FlipSketch: Flipping Static Drawings to Text-Guided Sketch Animations

TL;DR

FlipSketch is presented, a system that brings back the magic of flip-book animation – just draw your idea and describe how you want it to move, while maintaining the artistic essence of hand-drawn animation.

Abstract

Sketch animations offer a powerful medium for visual storytelling, from simple flip-book doodles to professional studio productions. While traditional animation requires teams of skilled artists to draw key frames and in-between frames, existing automation attempts still demand significant artistic effort through precise motion paths or keyframe specification. We present FlipSketch, a system that brings back the magic of flip-book animation -- just draw your idea and describe how you want it to move! Our approach harnesses motion priors from text-to-video diffusion models, adapting them to generate sketch animations through three key innovations: (i) fine-tuning for sketch-style frame generation, (ii) a reference frame mechanism that preserves visual integrity of input sketch through noise refinement, and (iii) a dual-attention composition that enables fluid motion without losing visual consistency. Unlike constrained vector animations, our raster frames support dynamic sketch transformations, capturing the expressive freedom of traditional animation.
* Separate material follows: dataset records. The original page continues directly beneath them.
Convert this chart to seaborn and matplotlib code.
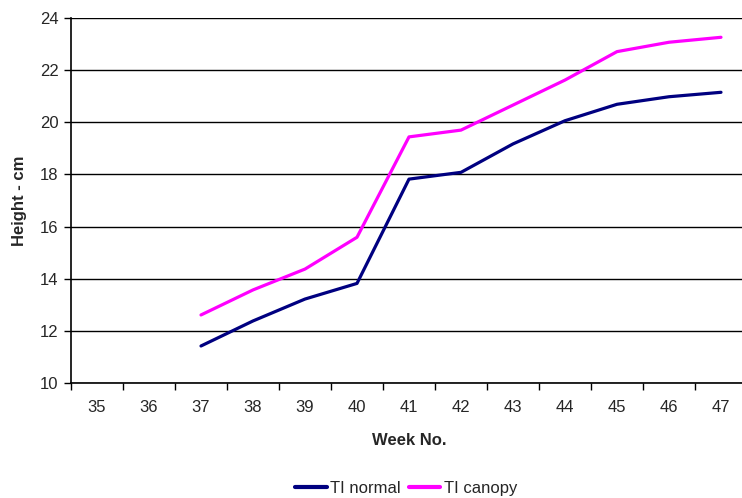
import matplotlib
matplotlib.use("Agg")
import matplotlib.pyplot as plt
import seaborn as sns
import pandas as pd
from matplotlib.ticker import FixedLocator, NullFormatter, FixedFormatter

weeks = [37, 38, 39, 40, 41, 42, 43, 44, 45, 46, 47]
ti_normal = [11.42, 12.38, 13.22, 13.82, 17.82, 18.08, 19.17, 20.06, 20.69, 20.98, 21.15]
ti_canopy = [12.61, 13.57, 14.37, 15.59, 19.44, 19.70, 20.66, 21.62, 22.71, 23.07, 23.26]
week_labels = [str(w) for w in range(35, 48)]
series_names = ["TI normal", "TI canopy"]
colors = ["#000080", "#FF00FF"]

df = pd.DataFrame({
    "Week": weeks * 2,
    "Height": ti_normal + ti_canopy,
    "Series": [series_names[0]] * len(weeks) + [series_names[1]] * len(weeks),
})

sns.set_style("white")
plt.rcParams["font.family"] = ["Liberation Sans", "DejaVu Sans"]

fig = plt.figure(figsize=(7.42, 4.98), dpi=100)
ax = fig.add_axes([71 / 742, 115 / 498, 676 / 742, 365 / 498])

sns.lineplot(data=df, x="Week", y="Height", hue="Series", palette=colors,
             linewidth=2.3, ax=ax, legend=False, sort=False)

ax.set_xlim(34.5, 47.5)
ax.set_ylim(10, 24)
ax.set_yticks(range(10, 25, 2))
ax.yaxis.grid(True, color="black", linewidth=1)
ax.set_axisbelow(True)

ax.xaxis.set_major_locator(FixedLocator([w + 0.5 for w in range(34, 48)]))
ax.xaxis.set_major_formatter(NullFormatter())
ax.xaxis.set_minor_locator(FixedLocator(list(range(35, 48))))
ax.xaxis.set_minor_formatter(FixedFormatter(week_labels))
ax.tick_params(axis="x", which="major", direction="out", length=5, width=1, color="black", bottom=True)
ax.tick_params(axis="x", which="minor", length=0, labelsize=12, pad=12, bottom=True)
ax.tick_params(axis="y", direction="out", length=5, width=1, color="black", labelsize=12, left=True, pad=4)

for s in ["top", "right"]:
    ax.spines[s].set_visible(False)
for s in ["left", "bottom"]:
    ax.spines[s].set_color("black")
    ax.spines[s].set_linewidth(1.2)

ax.set_xlabel("Week No.", fontsize=12, fontweight="bold", labelpad=13)
ax.set_ylabel("Height - cm", fontsize=12, fontweight="bold", labelpad=9)

handles = [plt.Line2D([], [], color=c, linewidth=3) for c in colors]
fig.legend(handles, series_names, loc="center", bbox_to_anchor=(406 / 742, 10 / 498),
           ncol=2, frameon=False, fontsize=12, handlelength=1.9, columnspacing=0.5,
           handletextpad=0.2, borderpad=0, borderaxespad=0)

fig.savefig("out.png", dpi=100)
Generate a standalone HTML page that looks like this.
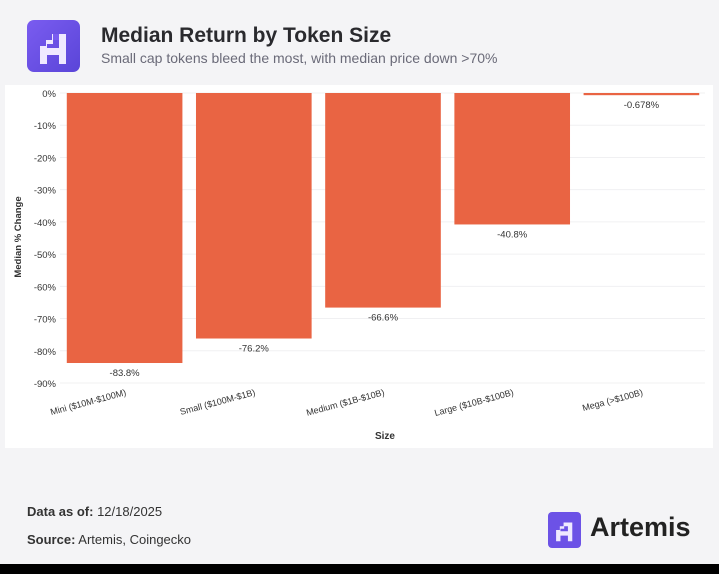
<!DOCTYPE html>
<html><head><meta charset="utf-8"><style>
body{margin:0;width:719px;height:574px;background:#f4f4f6;font-family:"Liberation Sans",sans-serif;position:relative;overflow:hidden}
.abs{position:absolute}
</style></head><body>
<div class="abs" style="left:27px;top:20px;width:53px;height:52px;border-radius:7px;background:linear-gradient(135deg,#7a5cf0,#5a45d8)">
<svg width="53" height="52" viewBox="0 0 53 52"><path d="M13 44V26h6v-6h6v-6h14v30h-7v-9H20v9z M20 28h12v-8h-6v4h-6z" fill="#efe9ff" fill-rule="evenodd"/><rect x="26" y="14" width="6" height="6" fill="#7a5cf0"/></svg></div>
<div class="abs" style="left:101px;top:24px;font-size:21px;font-weight:bold;color:#2a2a2e">Median Return by Token Size</div>
<div class="abs" style="left:101px;top:50px;font-size:14px;color:#6a6a78">Small cap tokens bleed the most, with median price down &gt;70%</div>
<div class="abs" style="left:5px;top:85px;width:708px;height:363px;background:#fff"></div>
<svg class="abs" style="left:0;top:0" width="719" height="574" id="chart"></svg>
<div class="abs" style="left:27px;top:504px;font-size:13px;color:#333"><b>Data as of:</b> 12/18/2025</div>
<div class="abs" style="left:27px;top:532px;font-size:13px;color:#333"><b>Source:</b> Artemis, Coingecko</div>
<div class="abs" style="left:548px;top:512px;width:33px;height:36px;border-radius:4px;background:#6c52e6">
<svg width="33" height="36" viewBox="0 0 53 52"><path d="M13 44V26h6v-6h6v-6h14v30h-7v-9H20v9z M20 28h12v-8h-6v4h-6z" fill="#efe9ff" fill-rule="evenodd"/></svg></div>
<div class="abs" style="left:590px;top:512px;font-size:27px;font-weight:bold;color:#222">Artemis</div>
<div class="abs" style="left:0;top:564px;width:719px;height:10px;background:#000"></div>
<script>
const categories=["Mini ($10M-$100M)","Small ($100M-$1B)","Medium ($1B-$10B)","Large ($10B-$100B)","Mega (>$100B)"];
const values=[-83.8,-76.2,-66.6,-40.8,-0.678];
const valueLabels=["-83.8%","-76.2%","-66.6%","-40.8%","-0.678%"];
const yTicks=[0,-10,-20,-30,-40,-50,-60,-70,-80,-90];
const NS="http://www.w3.org/2000/svg";
const svg=document.getElementById('chart');
const x0=60,band=129.2,y0=93,pxPer=32.22;
const y=v=>y0-v*pxPer/10;
const xc=i=>x0+band*(i+0.5);
function mk(t,a){const e=document.createElementNS(NS,t);for(const k in a)e.setAttribute(k,a[k]);svg.appendChild(e);return e;}
yTicks.forEach(t=>{
 const g=mk('line',{x1:x0,x2:705,y1:y(t),y2:y(t),stroke:'#f0f0f2'});
 
 
 const l=mk('text',{x:56,y:y(t)+4,'text-anchor':'end','font-size':9.5,fill:'#333'});
 l.textContent=t+'%';
 
 
});
categories.forEach((c,i)=>{
 const bw=band*0.895, v=values[i];
 const r=mk('rect',{x:xc(i)-bw/2,y:y0,width:bw,height:Math.max(y(v)-y0,1.5),fill:'#e96443'});
 
 
 const t=mk('text',{x:xc(i),y:y(v)+13,'text-anchor':'middle','font-size':9.5,fill:'#333'});
 t.textContent=valueLabels[i];
 
 
 const cx=xc(i)+2,cy=y(-90)+12;
 const xl=mk('text',{x:cx,y:cy,'text-anchor':'end','font-size':9,fill:'#333',transform:`rotate(-15 ${cx} ${cy})`});
 xl.textContent=c;
 
 
});
const xt=mk('text',{x:385,y:439,'text-anchor':'middle','font-size':10,'font-weight':'bold',fill:'#333'});
xt.textContent='Size';


const yt=mk('text',{x:21,y:237,'text-anchor':'middle','font-size':9.5,'font-weight':'bold',fill:'#333',transform:'rotate(-90 21 237)'});
yt.textContent='Median % Change';


</script>
</body></html>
The result is an intuitive system that makes sketch animation as simple as doodling and describing, while maintaining the artistic essence of hand-drawn animation.

Figures (8)

• Figure 1: Model Overview: (i) During setup, we invert the input sketch to act as the reference noise for the first frame, sampling from a standard normal for the rest. (ii) For timesteps within threshold $\tau_1$, we iteratively refine sampled noise for our reference noise (first frame) is denoised to the input sketch. (iii) We further compose attention maps for joint denoising of reference and sampled noise to influence all frames with first-frame information.
• Figure 2: We parallelly perform denoising of reference noise $x^r_t$ and that of all frames $f^i_t$. Query-key pairs from reference frame denoising ($q^r_t, k^r_t$) are used to influence video generation through cross-attention with ($q^g_t, k^g_t$).
• Figure 3: Time and compute needs of Live-Sketch gal2024breathing and our method for increasing number of strokes and frames respectively.
• Figure 4: Qualitative comparison of our method against vector animation algorithm Live-Sketch gal2024breathing and raster video generation methods SVD blattmann2023stable and DynamiCrafter (DC) xing2023dynamicrafter. Live-Sketch gal2024breathing preserves sketch identity by constraining local animations between vectors, but has limited motion capacity. SVD blattmann2023stable and DC xing2023dynamicrafter cannot preserve sketch identity, suffering from sketch-photo domain gap. Our method performs dynamic animations that align with text prompts, without losing sketch identity.
• Figure 5: Frame extrapolation allows us to construct complex animations by stitching multiple videos with different text prompts.